As the winter turns cold, I take another plunge into the depths of horror, exploitation, sex and death with a range of releases which vary widely in style and nationality. I just can’t stay away from this stuff – maybe I need therapy?
Criterion’s new Blu-ray presents Luchino Visconti’s darkly perverse The Damned in a new 2K restoration whose dense colours emphasize the gloom hanging over a powerful German industrial family collapsing under the weight of its own decadence as the Nazis consolidate their political power in the early 1930s.

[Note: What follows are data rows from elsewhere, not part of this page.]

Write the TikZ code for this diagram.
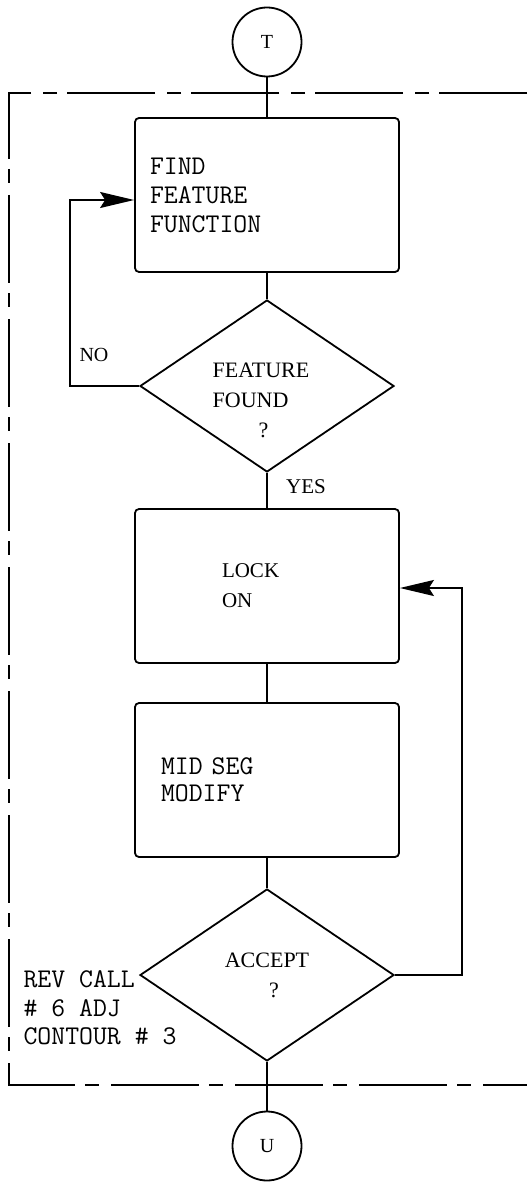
\documentclass[tikz,border=0pt]{standalone}
\usepackage{fontspec}
\setmainfont{Liberation Serif}
\usetikzlibrary{arrows.meta,shapes.geometric}
\tikzstyle{conn}=[circle,draw=black,line width=0.9pt,minimum size=34.5pt,inner sep=0pt,font=\fontsize{10}{12}\selectfont]
\tikzstyle{procbox}=[rectangle,draw=black,line width=0.9pt,rounded corners=2pt,minimum width=132pt,minimum height=77pt,align=left,font=\ttfamily\fontsize{13.5}{14.5}\selectfont]
\tikzstyle{decide}=[diamond,draw=black,line width=0.9pt,minimum width=127pt,minimum height=86pt,inner sep=0pt,align=center,font=\fontsize{11}{15}\selectfont]
\tikzstyle{dtext}=[align=left,font=\fontsize{11}{15}\selectfont]
\tikzstyle{flowline}=[line width=0.9pt,-{Stealth[length=17pt,width=8pt,inset=2.5pt]}]
\tikzstyle{frameline}=[line width=0.9pt,dash pattern=on 44pt off 5pt on 7pt off 6pt]

\begin{document}
\begin{tikzpicture}[x=0.5pt,y=-0.5pt,line width=0.9pt]
\useasboundingbox (0,0) rectangle (527,1182);
\draw[frameline] (527,93) -| (9,1085) -- (527,1085);
\node[conn] (T) at (267,42) {T};
\node[procbox,inner xsep=7.5pt,text width=117pt] (b1) at (267,195) {FIND\\FEATURE\\FUNCTION};
\node[decide] (d1) at (267,386) {};
\node[dtext] (d1txt) at (261,400) {FEATURE\\FOUND\\\hspace*{23pt}?};
\node[procbox,inner xsep=43.5pt,text width=45pt,font=\fontsize{10.5}{15}\selectfont] (b2) at (267,586) {LOCK\\ON};
\node[procbox,inner xsep=13pt,text width=106pt,font=\ttfamily\fontsize{13.5}{13.5}\selectfont] (b3) at (267,780) {MID SEG\\MODIFY};
\node[decide] (d2) at (267,975) {ACCEPT\\\hspace*{7pt}?};
\node[conn] (U) at (267,1146) {U};
\node[font=\fontsize{10}{12}\selectfont] (nolbl) at (94,355) {NO};
\node[font=\fontsize{10.5}{12}\selectfont] (yeslbl) at (306,487) {YES};
\node[anchor=west,align=left,font=\ttfamily\fontsize{13.5}{14.25}\selectfont] (revnote) at (16,1008) {REV CALL\\\# 6 ADJ\\CONTOUR \# 3};
\draw (T) -- (b1);
\draw (b1) -- (d1);
\draw (d1) -- (b2);
\draw (b2) -- (b3);
\draw (b3) -- (d2);
\draw (d2) -- (U);
\coordinate (noturn) at (70,200);
\draw[flowline] (d1.west) -| (noturn) -- (noturn -| b1.west);
\coordinate (accturn) at (462,588);
\draw[flowline] (d2.east) -| (accturn) -- (accturn -| b2.east);
\end{tikzpicture}
\end{document}
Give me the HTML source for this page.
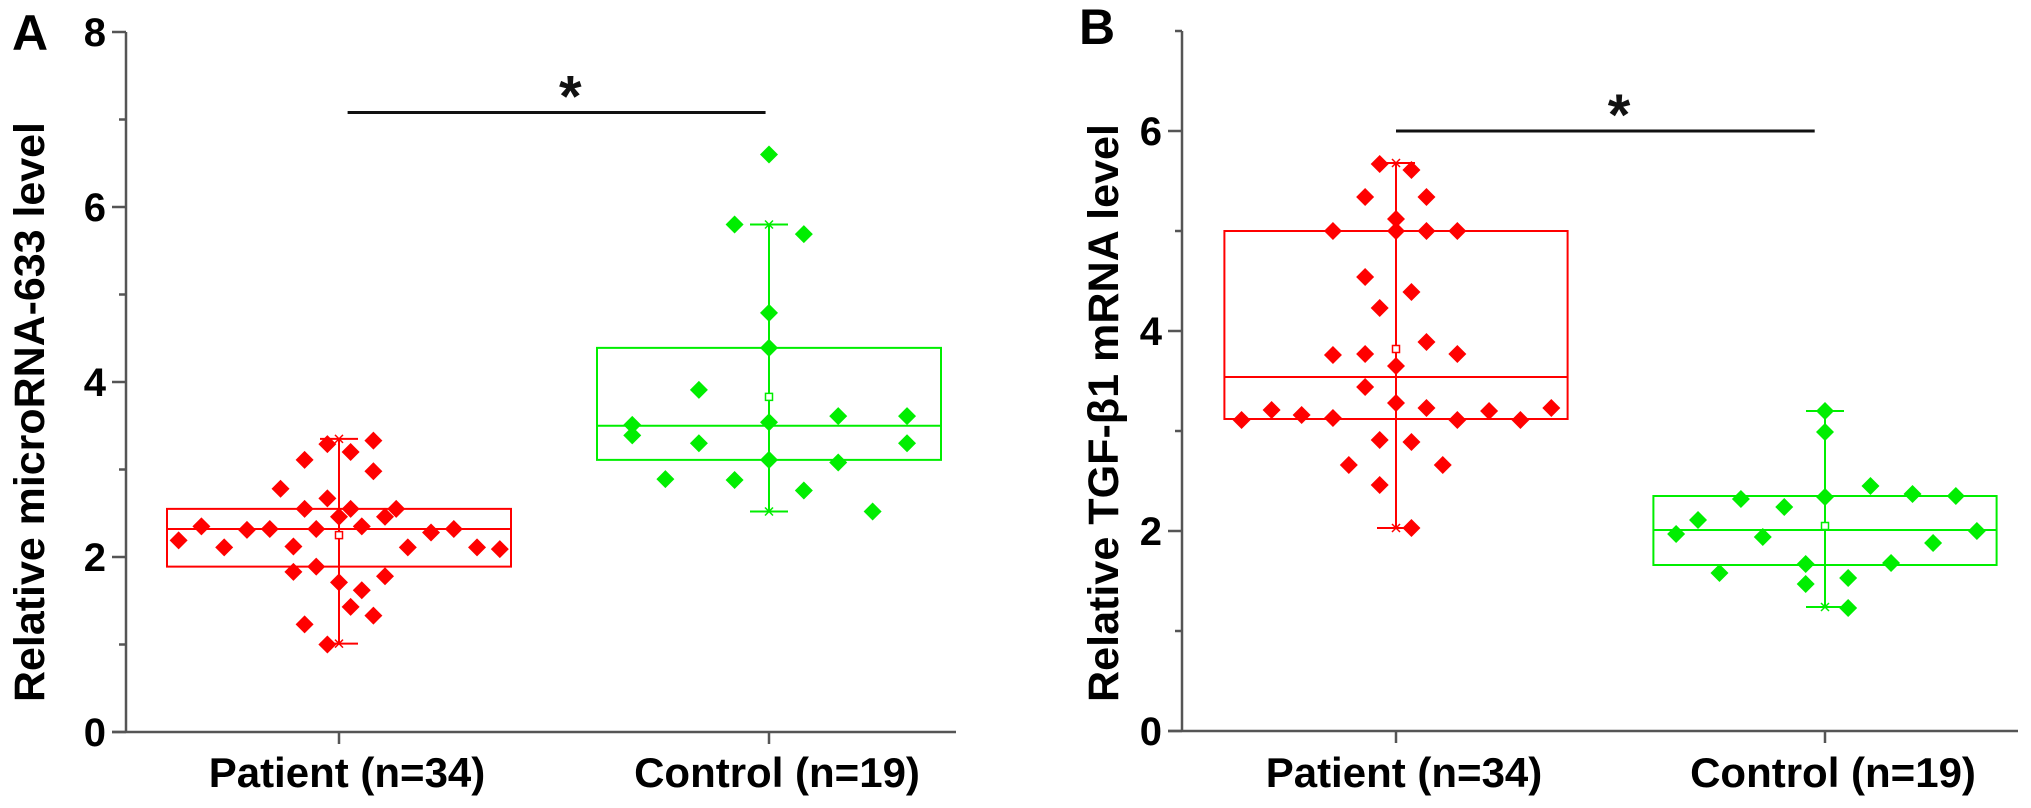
<!DOCTYPE html>
<html><head><meta charset="utf-8">
<style>
html,body{margin:0;padding:0;background:#fff;}
svg{display:block;font-family:"Liberation Sans",Arial,sans-serif;}
</style></head>
<body>
<svg id="chart" width="2031" height="808" viewBox="0 0 2031 808" xmlns="http://www.w3.org/2000/svg"></svg>
<script>
// ---------- data ----------
const categories = ["Patient (n=34)", "Control (n=19)"];
// Panel A: microRNA-633
const aPatientValues = [2.19,2.35,2.11,2.31,2.32,2.78,2.12,1.83,3.11,2.55,1.23,2.32,1.89,3.29,2.67,1.00,2.46,1.71,3.20,2.55,1.43,2.35,1.62,3.33,2.98,1.33,2.46,1.78,2.55,2.11,2.28,2.32,2.11,2.09];
const aPatientJitter = [-0.373,-0.32,-0.267,-0.214,-0.161,-0.136,-0.106,-0.106,-0.08,-0.08,-0.08,-0.053,-0.053,-0.027,-0.027,-0.027,0,0,0.027,0.027,0.027,0.053,0.053,0.08,0.08,0.08,0.107,0.107,0.133,0.16,0.214,0.267,0.321,0.374];
const aControlValues = [6.60,5.80,5.69,4.79,4.39,3.91,3.51,3.39,3.61,3.61,3.54,3.30,3.30,3.11,3.08,2.89,2.88,2.76,2.52];
const aControlJitter = [0,-0.08,0.081,0,0,-0.163,-0.318,-0.318,0.161,0.321,0,-0.163,0.321,0,0.161,-0.241,-0.08,0.081,0.241];
// box stats: [q1, median, q3, mean, whiskerLow, whiskerHigh]
const aPatientBox = [1.89,2.32,2.55,2.25,1.01,3.35];
const aControlBox = [3.11,3.50,4.39,3.83,2.52,5.80];
const aTicks = [0,2,4,6,8];
const aMinorTicks = [1,3,5,7];
const aSig = 7.08;
// Panel B: TGF-β1
const bPatientValues = [3.11,3.21,3.16,3.13,3.76,5.00,2.66,5.34,4.54,3.77,3.44,5.67,4.23,2.91,2.46,5.12,5.00,3.65,3.28,5.61,4.39,2.89,2.03,5.34,5.00,3.89,3.23,2.66,5.00,3.77,3.11,3.20,3.11,3.23];
const bPatientJitter = [-0.36,-0.29,-0.22,-0.147,-0.147,-0.147,-0.11,-0.072,-0.072,-0.072,-0.072,-0.038,-0.038,-0.038,-0.038,0,0,0,0,0.036,0.036,0.036,0.036,0.071,0.071,0.071,0.071,0.109,0.143,0.143,0.143,0.217,0.29,0.362];
const bControlValues = [1.97,2.11,1.58,2.32,1.94,2.24,1.67,1.47,3.20,2.99,2.34,1.53,1.23,2.45,1.68,2.37,1.88,2.35,2.00];
const bControlJitter = [-0.347,-0.296,-0.246,-0.196,-0.145,-0.095,-0.045,-0.045,0,0,0,0.054,0.054,0.106,0.154,0.204,0.252,0.305,0.354];
const bPatientBox = [3.12,3.54,5.00,3.82,2.03,5.68];
const bControlBox = [1.66,2.01,2.35,2.05,1.24,3.20];
const bTicks = [0,2,4,6];
const bMinorTicks = [1,3,5,7];
const bSig = 6.0;

const NS = "http://www.w3.org/2000/svg";
const svg = document.getElementById('chart');
function mk(tag, attrs, parent){
  const e = document.createElementNS(NS, tag);
  for (const k in attrs) e.setAttribute(k, attrs[k]);
  (parent||svg).appendChild(e);
  return e;
}
const RED = "#ff0000", GREEN = "#00ee00", AXIS = "#555";

function panel(cfg){
  const g = mk('g', {});
  
  
  const y = v => cfg.y0 - (v - 0) * (cfg.y0 - cfg.yTop) / cfg.yMax;
  const x = (ci, off) => cfg.cx[ci] + off * cfg.band;

  const ya = mk('line', {x1:cfg.ax, y1:cfg.yTop, x2:cfg.ax, y2:cfg.y0, stroke:AXIS, 'stroke-width':2.5}, g);
  
  
  const xa = mk('line', {x1:cfg.ax - 14, y1:cfg.y0, x2:cfg.xEnd, y2:cfg.y0, stroke:AXIS, 'stroke-width':2.5}, g);
  
  

  cfg.ticks.forEach(t => {
    const tk = mk('line', {x1:cfg.ax - 14, y1:y(t), x2:cfg.ax, y2:y(t), stroke:AXIS, 'stroke-width':2.5}, g);
    
    
    const lb = mk('text', {x:cfg.ax - 20, y:y(t) + 14, 'text-anchor':'end', 'font-size':40, 'font-weight':'bold', fill:'#000'}, g);
    lb.textContent = t;
    
    
  });
  cfg.minor.forEach(t => {
    const tk = mk('line', {x1:cfg.ax - 7, y1:y(t), x2:cfg.ax, y2:y(t), stroke:AXIS, 'stroke-width':2.5}, g);
    
    
  });
  categories.forEach((c, i) => {
    const tk = mk('line', {x1:cfg.cx[i], y1:cfg.y0, x2:cfg.cx[i], y2:cfg.y0 + 12, stroke:AXIS, 'stroke-width':2.5}, g);
    
    
    const lb = mk('text', {x:cfg.cx[i] + 8, y:787, 'text-anchor':'middle', 'font-size':42, 'font-weight':'bold', fill:'#000'}, g);
    lb.textContent = c;
    
    
  });

  const tt = mk('text', {x:0, y:0, 'text-anchor':'middle', 'font-size':43, 'font-weight':'bold', fill:'#000',
    transform:`translate(${cfg.titleX},${cfg.titleY}) rotate(-90)`, textLength:cfg.titleLen, lengthAdjust:'spacingAndGlyphs'}, g);
  tt.textContent = cfg.title;
  
  

  const pl = mk('text', {x:cfg.letterX, y:cfg.letterY, 'font-size':50, 'font-weight':'bold', fill:'#000'}, g);
  pl.textContent = cfg.letter;
  
  

  const groups = [[cfg.pBox, cfg.pVals, cfg.pJit, RED, 'patient'], [cfg.cBox, cfg.cVals, cfg.cJit, GREEN, 'control']];
  groups.forEach(([box, vals, jit, col, nm], ci) => {
    const bg = mk('g', {}, g);
    
    
    const cxp = cfg.cx[ci], hw = 0.40 * cfg.band, cap = 19;
    const wl = mk('line', {x1:cxp, y1:y(box[5]), x2:cxp, y2:y(box[4]), stroke:col, 'stroke-width':2}, bg);
    
    
    [box[4], box[5]].forEach(v => {
      const cp = mk('line', {x1:cxp - cap, y1:y(v), x2:cxp + cap, y2:y(v), stroke:col, 'stroke-width':2}, bg);
      
      
      const xm = mk('path', {d:`M${cxp-4},${y(v)-4}L${cxp+4},${y(v)+4}M${cxp-4},${y(v)+4}L${cxp+4},${y(v)-4}`, stroke:col, 'stroke-width':1.5, fill:'none'}, bg);
      
      
    });
    const rc = mk('rect', {x:cxp - hw, y:y(box[2]), width:2*hw, height:y(box[0]) - y(box[2]), fill:'none', stroke:col, 'stroke-width':2}, bg);
    
    
    const md = mk('line', {x1:cxp - hw, y1:y(box[1]), x2:cxp + hw, y2:y(box[1]), stroke:col, 'stroke-width':2}, bg);
    
    
    vals.forEach((v, i) => {
      const px = x(ci, jit[i]), py = y(v), r = 9;
      const d = mk('path', {d:`M${px},${py-r}L${px+r},${py}L${px},${py+r}L${px-r},${py}Z`, fill:col}, bg);
      
      
    });
    const mn = mk('rect', {x:cxp - 3.5, y:y(box[3]) - 3.5, width:7, height:7, fill:'#fff', stroke:col, 'stroke-width':1.5}, bg);
    
    
  });

  const sl = mk('line', {x1:x(0, cfg.sigOff[0]), y1:y(cfg.sig), x2:x(1, cfg.sigOff[1]), y2:y(cfg.sig), stroke:'#111', 'stroke-width':3}, g);
  
  
  const st = mk('text', {x:x(0, cfg.starOff), y:y(cfg.sig) + 4, 'text-anchor':'middle', 'font-size':58, 'font-weight':'bold', fill:'#111'}, g);
  st.textContent = '*';
  
  
}

panel({name:'panel-a-microrna-633', letter:'A', letterX:12, letterY:50, ax:126, y0:732, yTop:32, yMax:8, cx:[339,769], band:430, xEnd:956,
  ticks:aTicks, minor:aMinorTicks, title:'Relative microRNA-633 level', titleX:44, titleY:412, titleLen:580,
  pBox:aPatientBox, pVals:aPatientValues, pJit:aPatientJitter, cBox:aControlBox, cVals:aControlValues, cJit:aControlJitter,
  sig:aSig, sigOff:[0.02,-0.008], starOff:0.538});
panel({name:'panel-b-tgf-beta1', letter:'B', letterX:1079, letterY:44, ax:1182, y0:731, yTop:31, yMax:7, cx:[1396,1825], band:429, xEnd:2018,
  ticks:bTicks, minor:bMinorTicks, title:'Relative TGF-β1 mRNA level', titleX:1118, titleY:413, titleLen:578,
  pBox:bPatientBox, pVals:bPatientValues, pJit:bPatientJitter, cBox:bControlBox, cVals:bControlValues, cJit:bControlJitter,
  sig:bSig, sigOff:[0,-0.024], starOff:0.52});
</script>
</body></html>
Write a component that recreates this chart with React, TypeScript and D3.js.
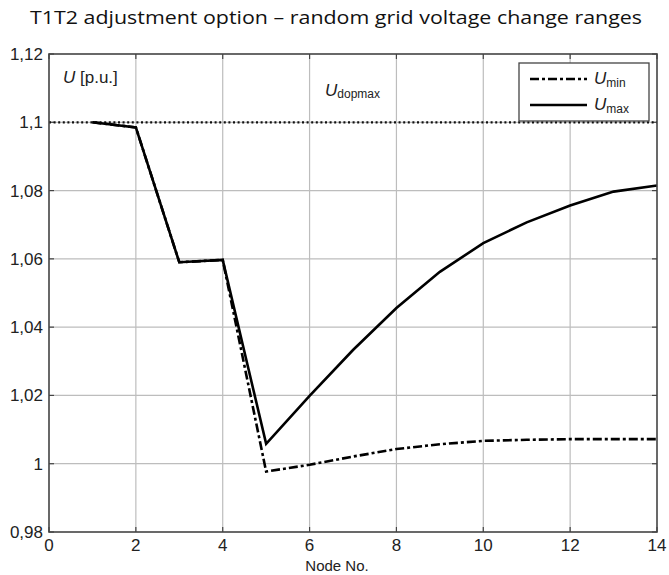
import React, { useEffect, useRef } from 'react';
import * as d3 from 'd3';

const nodes = [1, 2, 3, 4, 5, 6, 7, 8, 9, 10, 11, 12, 13, 14];
const uMax = [1.1, 1.0985, 1.059, 1.0597, 1.0058, 1.0199, 1.0333, 1.0456, 1.0562, 1.0646, 1.0707, 1.0756, 1.0797, 1.0815];
const uMin = [1.1, 1.0985, 1.059, 1.0597, 0.9977, 0.9997, 1.0021, 1.0043, 1.0057, 1.0067, 1.007, 1.0072, 1.0072, 1.0072];
const xTicks = [0, 2, 4, 6, 8, 10, 12, 14];
const yTicks = [0.98, 1, 1.02, 1.04, 1.06, 1.08, 1.1, 1.12];
const uDopMax = 1.1;

const App = () => {
  const svgRef = useRef<SVGSVGElement>(null);

  useEffect(() => {
    const width = 669;
    const height = 575;
    const m = { left: 49, right: 12, top: 54, bottom: 43 };

    const svg = d3.select(svgRef.current);
    svg.selectAll('*').remove();

    const x = d3.scaleLinear().domain([0, 14]).range([m.left, width - m.right]);
    const y = d3.scaleLinear().domain([0.98, 1.12]).range([height - m.bottom, m.top]);
    const fmt = (d: number) => String(d).replace('.', ',');

    svg.append('rect').attr('width', width).attr('height', height).attr('fill', '#fff');

    // grid
    const grid = svg.append('g').attr('stroke', '#bdbdbd').attr('stroke-width', 1.2);
    grid.selectAll('.gx').data(xTicks.slice(1, -1)).join('line')
      .attr('x1', d => x(d)).attr('x2', d => x(d))
      .attr('y1', y(1.12)).attr('y2', y(0.98));
    grid.selectAll('.gy').data(yTicks.slice(1, -1)).join('line')
      .attr('y1', d => y(d)).attr('y2', d => y(d))
      .attr('x1', x(0)).attr('x2', x(14));

    // tick marks inside frame
    const ticks = svg.append('g').attr('stroke', '#444').attr('stroke-width', 1.2);
    ticks.selectAll('.tb').data(xTicks).join('line')
      .attr('x1', d => x(d)).attr('x2', d => x(d)).attr('y1', y(0.98)).attr('y2', y(0.98) - 5);
    ticks.selectAll('.tt').data(xTicks).join('line')
      .attr('x1', d => x(d)).attr('x2', d => x(d)).attr('y1', y(1.12)).attr('y2', y(1.12) + 5);
    ticks.selectAll('.tl').data(yTicks).join('line')
      .attr('y1', d => y(d)).attr('y2', d => y(d)).attr('x1', x(0)).attr('x2', x(0) + 5);
    ticks.selectAll('.tr').data(yTicks).join('line')
      .attr('y1', d => y(d)).attr('y2', d => y(d)).attr('x1', x(14)).attr('x2', x(14) - 5);

    // Udopmax line
    svg.append('line')
      .attr('x1', x(0)).attr('x2', x(14)).attr('y1', y(uDopMax)).attr('y2', y(uDopMax))
      .attr('stroke', '#111').attr('stroke-width', 2.2).attr('stroke-dasharray', '2,2.6');

    const line = d3.line<number>().x((_, i) => x(nodes[i])).y(d => y(d));

    svg.append('path').datum(uMin).attr('d', line)
      .attr('fill', 'none').attr('stroke', '#000').attr('stroke-width', 2.6)
      .attr('stroke-dasharray', '9,3,3,3');
    svg.append('path').datum(uMax).attr('d', line)
      .attr('fill', 'none').attr('stroke', '#000').attr('stroke-width', 2.6);

    // frame
    svg.append('rect')
      .attr('x', x(0)).attr('y', y(1.12)).attr('width', x(14) - x(0)).attr('height', y(0.98) - y(1.12))
      .attr('fill', 'none').attr('stroke', '#444').attr('stroke-width', 1.6);

    const font = 'Liberation Sans, Arial, sans-serif';

    // tick labels
    svg.append('g').selectAll('text').data(yTicks).join('text')
      .attr('x', x(0) - 6).attr('y', d => y(d)).attr('dy', '0.35em')
      .attr('text-anchor', 'end').attr('font-family', font).attr('font-size', 17).attr('fill', '#222')
      .text(d => fmt(d));
    svg.append('g').selectAll('text').data(xTicks).join('text')
      .attr('x', d => x(d)).attr('y', y(0.98) + 19)
      .attr('text-anchor', 'middle').attr('font-family', font).attr('font-size', 17).attr('fill', '#222')
      .text(d => d);

    // title
    svg.append('text')
      .attr('x', 336).attr('y', 24).attr('text-anchor', 'middle')
      .attr('font-family', 'Open Sans, sans-serif').attr('font-size', 19).attr('fill', '#111')
      .attr('textLength', 612).attr('lengthAdjust', 'spacingAndGlyphs')
      .text('T1T2 adjustment option – random grid voltage change ranges');

    // x axis title
    svg.append('text')
      .attr('x', 337).attr('y', 571).attr('text-anchor', 'middle')
      .attr('font-family', font).attr('font-size', 15).attr('fill', '#222')
      .text('Node No.');

    // U [p.u.]
    const uLabel = svg.append('text').attr('x', 63).attr('y', 83)
      .attr('font-family', font).attr('font-size', 17).attr('fill', '#222');
    uLabel.append('tspan').attr('font-style', 'italic').text('U');
    uLabel.append('tspan').text(' [p.u.]');

    // Udopmax
    const ud = svg.append('text').attr('x', 325).attr('y', 96)
      .attr('font-family', font).attr('font-size', 17).attr('fill', '#222');
    ud.append('tspan').attr('font-style', 'italic').text('U');
    ud.append('tspan').attr('font-size', 12).attr('dy', 2).text('dopmax');

    // legend
    const lg = svg.append('g');
    lg.append('rect').attr('x', 519).attr('y', 63).attr('width', 130).attr('height', 58)
      .attr('fill', '#fff').attr('stroke', '#444').attr('stroke-width', 1.3);
    const items = [
      { name: 'min', dash: '9,3,3,3', yy: 79 },
      { name: 'max', dash: null, yy: 105 },
    ];
    items.forEach(it => {
      lg.append('line').attr('x1', 530).attr('x2', 587).attr('y1', it.yy).attr('y2', it.yy)
        .attr('stroke', '#000').attr('stroke-width', 2.6)
        .attr('stroke-dasharray', it.dash);
      const t = lg.append('text').attr('x', 594).attr('y', it.yy + 5)
        .attr('font-family', font).attr('font-size', 17).attr('fill', '#222');
      t.append('tspan').attr('font-style', 'italic').text('U');
      t.append('tspan').attr('font-size', 12).attr('dy', 3).text(it.name);
    });
  }, []);

  return <svg ref={svgRef} width={669} height={575} style={{ position: 'absolute', left: 0, top: 0 }} />;
};

export default App;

With their second pair of releases, the folks at Cauldron Films have again dug deep into the fringes of genre movie-making, this time unearthing Sergio Pastore’s The Crimes of the Black Cat (1972), an Italian giallo from the peak period of that genre, and Tomas Aznar’s Beyond Terror (1980), a Spanish film which begins as a nihilistic story about a gang of vicious criminals and morphs into a supernatural revenge narrative.
A selection of European genre movies from the 1970s and ’80s ranges from sadistic killers to cannibals to elegant vampires, from bad fashions and electro-pop music to old families sinking into decadence, from masters of exploitation like Sergio Martino, Lucio Fulci, Umberto Lenzi and Ruggero Deodato to the artful Harry Kümel.